Спектакль начинается. Звучит до — мажорный сигнал, и я покидаю Малую сцену вместе с директором театра. Только мы выходим на улицу через заднюю дверь, как нас мгновенно тесным кольцом окружают фотокорреспонденты, ослепляя вспышками. Загорелый Кто-то трогает меня за плечо и говорит, что я обязан его впустить, он опоздал на десять минут, не имеет возможности посмотреть спектакль в другой раз, пытался уговорить билетеров, но они, как им и было приказано, были непреклонны. Я едко отвечаю нахалу, что у меня нет ни возможности, ни желания помочь ему — сам виноват. После чего узнаю в нем редактора отдела культуры «Свенска дагбладет», который к тому же театральный критик. Я добавляю с натянутой улыбкой — мол, он должен понимать и отнестись с уважением к нашим правилам. Одновременно у меня возникает непреодолимое искушение наброситься на него с кулаками — он, считающий себя профессионалом, позволяет себе опаздывать! И к тому же настолько бестактен, что требует от режиссера сегодняшнего спектакля впустить его. Критик удаляется. Директор театра, предчувствуя длительное преследование на культурной странице «Свенска дагбладет», бежит за рассерженным редактором и проводит его в зал.

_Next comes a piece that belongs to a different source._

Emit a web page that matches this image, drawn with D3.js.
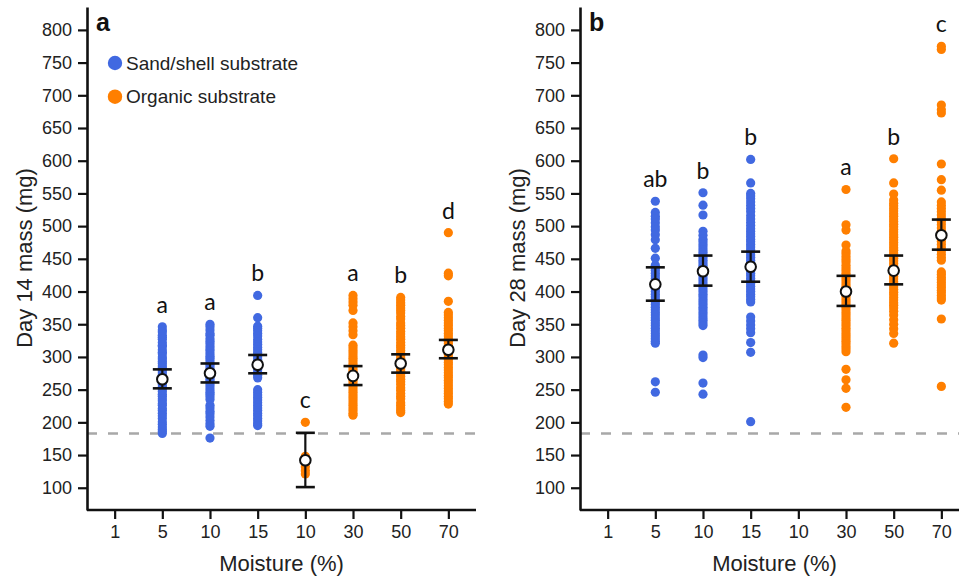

Этот незначительный эпизод окончательно убедил меня в безнадежном исходе. Язва и бегство первого сценографа, беременность Лены Улин, вынужденные решения, неудачный прогон в середине репетиционного периода, мой грипп с последующей депрессией, технические незадачи, распределение ролей в «Гамлете», оскорбленный редактор отдела культуры и вдобавок убийство Пальме — событие, из-за которого наша работа предстанет, временно или навсегда, в совершенно ином свете. Все это, вместе взятое — как большое, так и малое — привело к ясному осознанию ситуации: я знал, что будет дальше.